#### Task details:
Print word for word the first line of the listing below and every line after it, through the line with "import matplotlib.pyplot as plt". Leave out the pictures and the rest.

#### Stored data:
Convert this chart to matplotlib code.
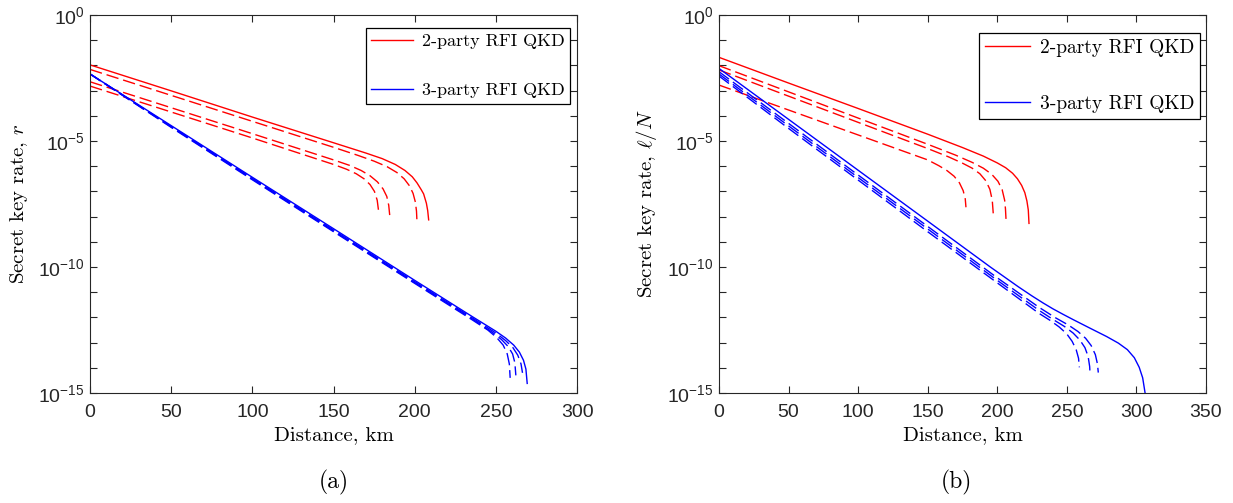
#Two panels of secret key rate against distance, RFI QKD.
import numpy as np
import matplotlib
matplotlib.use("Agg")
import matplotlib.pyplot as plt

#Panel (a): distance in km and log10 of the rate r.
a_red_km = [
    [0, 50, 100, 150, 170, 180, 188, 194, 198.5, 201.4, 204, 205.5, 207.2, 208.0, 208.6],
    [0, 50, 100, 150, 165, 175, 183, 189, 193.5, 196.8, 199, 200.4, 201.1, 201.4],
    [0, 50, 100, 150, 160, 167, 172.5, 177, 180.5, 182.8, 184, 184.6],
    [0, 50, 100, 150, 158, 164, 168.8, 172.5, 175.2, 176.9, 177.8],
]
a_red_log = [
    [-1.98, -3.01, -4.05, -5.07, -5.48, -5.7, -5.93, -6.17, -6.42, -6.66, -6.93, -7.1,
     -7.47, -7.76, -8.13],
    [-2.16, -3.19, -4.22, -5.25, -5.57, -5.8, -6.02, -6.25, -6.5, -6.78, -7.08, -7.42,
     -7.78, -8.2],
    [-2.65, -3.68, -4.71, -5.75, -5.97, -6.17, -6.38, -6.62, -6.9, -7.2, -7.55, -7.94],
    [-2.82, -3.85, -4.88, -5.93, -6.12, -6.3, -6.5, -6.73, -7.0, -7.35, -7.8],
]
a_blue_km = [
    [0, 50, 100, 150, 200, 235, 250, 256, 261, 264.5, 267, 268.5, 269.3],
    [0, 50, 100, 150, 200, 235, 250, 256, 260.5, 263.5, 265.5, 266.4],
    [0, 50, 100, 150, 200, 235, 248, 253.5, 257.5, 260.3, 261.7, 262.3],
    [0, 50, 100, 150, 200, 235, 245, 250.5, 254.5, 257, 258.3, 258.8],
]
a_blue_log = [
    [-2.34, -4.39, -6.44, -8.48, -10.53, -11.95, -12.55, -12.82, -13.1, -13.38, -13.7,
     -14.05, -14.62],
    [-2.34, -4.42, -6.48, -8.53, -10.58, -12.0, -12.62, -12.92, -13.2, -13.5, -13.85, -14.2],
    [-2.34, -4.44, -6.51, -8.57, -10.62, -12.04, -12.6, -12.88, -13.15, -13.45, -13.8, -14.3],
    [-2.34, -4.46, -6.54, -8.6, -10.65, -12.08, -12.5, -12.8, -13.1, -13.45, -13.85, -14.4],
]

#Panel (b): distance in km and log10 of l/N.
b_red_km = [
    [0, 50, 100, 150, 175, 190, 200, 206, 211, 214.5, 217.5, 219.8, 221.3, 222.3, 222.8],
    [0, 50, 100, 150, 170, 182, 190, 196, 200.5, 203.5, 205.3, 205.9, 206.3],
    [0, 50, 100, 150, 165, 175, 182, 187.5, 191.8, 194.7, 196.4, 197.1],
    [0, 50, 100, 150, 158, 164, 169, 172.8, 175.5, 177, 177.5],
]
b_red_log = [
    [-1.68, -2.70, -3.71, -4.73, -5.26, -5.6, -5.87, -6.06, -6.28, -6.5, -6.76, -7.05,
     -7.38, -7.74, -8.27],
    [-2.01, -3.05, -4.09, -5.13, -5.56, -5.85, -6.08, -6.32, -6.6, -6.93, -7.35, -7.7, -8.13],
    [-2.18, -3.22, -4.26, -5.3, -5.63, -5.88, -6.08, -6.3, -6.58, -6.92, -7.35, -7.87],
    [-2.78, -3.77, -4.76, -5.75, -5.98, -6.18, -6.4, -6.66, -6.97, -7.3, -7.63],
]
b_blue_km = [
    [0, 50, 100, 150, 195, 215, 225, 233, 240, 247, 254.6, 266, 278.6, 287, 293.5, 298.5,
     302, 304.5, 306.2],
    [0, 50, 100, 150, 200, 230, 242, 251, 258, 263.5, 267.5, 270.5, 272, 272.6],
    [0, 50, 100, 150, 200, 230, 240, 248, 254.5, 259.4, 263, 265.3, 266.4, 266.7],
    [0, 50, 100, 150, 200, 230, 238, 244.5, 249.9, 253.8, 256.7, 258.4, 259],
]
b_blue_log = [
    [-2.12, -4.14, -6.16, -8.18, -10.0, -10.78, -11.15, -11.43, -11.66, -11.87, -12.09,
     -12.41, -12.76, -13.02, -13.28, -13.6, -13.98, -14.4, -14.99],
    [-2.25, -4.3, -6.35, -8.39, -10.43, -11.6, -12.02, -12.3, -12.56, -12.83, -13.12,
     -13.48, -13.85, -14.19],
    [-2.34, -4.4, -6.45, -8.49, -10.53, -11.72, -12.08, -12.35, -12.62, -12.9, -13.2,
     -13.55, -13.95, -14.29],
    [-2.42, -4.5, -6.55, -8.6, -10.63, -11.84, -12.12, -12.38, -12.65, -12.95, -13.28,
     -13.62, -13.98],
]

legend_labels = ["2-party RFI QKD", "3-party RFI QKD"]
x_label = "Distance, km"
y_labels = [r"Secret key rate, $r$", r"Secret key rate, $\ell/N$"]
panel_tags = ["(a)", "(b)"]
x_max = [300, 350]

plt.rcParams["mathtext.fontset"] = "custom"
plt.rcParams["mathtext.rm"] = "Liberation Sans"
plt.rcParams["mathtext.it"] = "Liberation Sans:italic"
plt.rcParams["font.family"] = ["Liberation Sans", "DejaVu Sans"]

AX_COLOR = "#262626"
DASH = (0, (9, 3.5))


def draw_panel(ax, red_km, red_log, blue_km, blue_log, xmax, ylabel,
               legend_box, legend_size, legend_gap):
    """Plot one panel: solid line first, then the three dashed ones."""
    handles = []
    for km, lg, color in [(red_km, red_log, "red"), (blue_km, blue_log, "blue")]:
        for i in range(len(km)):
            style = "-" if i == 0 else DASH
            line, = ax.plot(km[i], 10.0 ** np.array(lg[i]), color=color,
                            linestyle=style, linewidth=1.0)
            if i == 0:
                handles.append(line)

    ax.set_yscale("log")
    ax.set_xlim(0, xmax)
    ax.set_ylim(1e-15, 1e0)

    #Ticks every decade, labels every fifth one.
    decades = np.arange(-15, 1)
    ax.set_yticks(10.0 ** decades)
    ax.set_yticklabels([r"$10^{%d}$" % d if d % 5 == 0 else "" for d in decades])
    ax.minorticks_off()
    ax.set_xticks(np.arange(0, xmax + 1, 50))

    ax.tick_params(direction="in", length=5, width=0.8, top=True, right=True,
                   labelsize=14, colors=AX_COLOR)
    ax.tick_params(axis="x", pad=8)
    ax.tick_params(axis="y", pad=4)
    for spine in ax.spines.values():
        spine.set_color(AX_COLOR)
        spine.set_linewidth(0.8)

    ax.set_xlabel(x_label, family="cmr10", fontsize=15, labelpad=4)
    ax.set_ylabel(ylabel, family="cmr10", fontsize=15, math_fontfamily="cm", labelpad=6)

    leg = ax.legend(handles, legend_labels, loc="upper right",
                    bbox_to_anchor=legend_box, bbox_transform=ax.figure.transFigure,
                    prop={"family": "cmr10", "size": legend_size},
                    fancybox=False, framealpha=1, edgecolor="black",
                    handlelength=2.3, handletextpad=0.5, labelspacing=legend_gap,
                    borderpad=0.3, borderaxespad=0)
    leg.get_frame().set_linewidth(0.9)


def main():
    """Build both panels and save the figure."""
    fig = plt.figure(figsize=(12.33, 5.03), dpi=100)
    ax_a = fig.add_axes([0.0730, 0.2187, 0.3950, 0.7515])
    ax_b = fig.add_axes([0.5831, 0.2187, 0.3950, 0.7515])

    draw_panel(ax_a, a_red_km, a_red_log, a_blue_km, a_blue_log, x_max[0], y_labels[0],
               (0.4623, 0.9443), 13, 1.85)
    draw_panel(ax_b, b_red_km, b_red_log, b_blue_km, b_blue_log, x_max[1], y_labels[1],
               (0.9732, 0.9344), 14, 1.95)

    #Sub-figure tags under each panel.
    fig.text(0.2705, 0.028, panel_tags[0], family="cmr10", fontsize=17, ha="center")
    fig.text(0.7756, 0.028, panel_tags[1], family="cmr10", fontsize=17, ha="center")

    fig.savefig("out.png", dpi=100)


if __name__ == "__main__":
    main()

#### Reply:
Convert this chart to matplotlib code.
#Two panels of secret key rate against distance, RFI QKD.
import numpy as np
import matplotlib
matplotlib.use("Agg")
import matplotlib.pyplot as plt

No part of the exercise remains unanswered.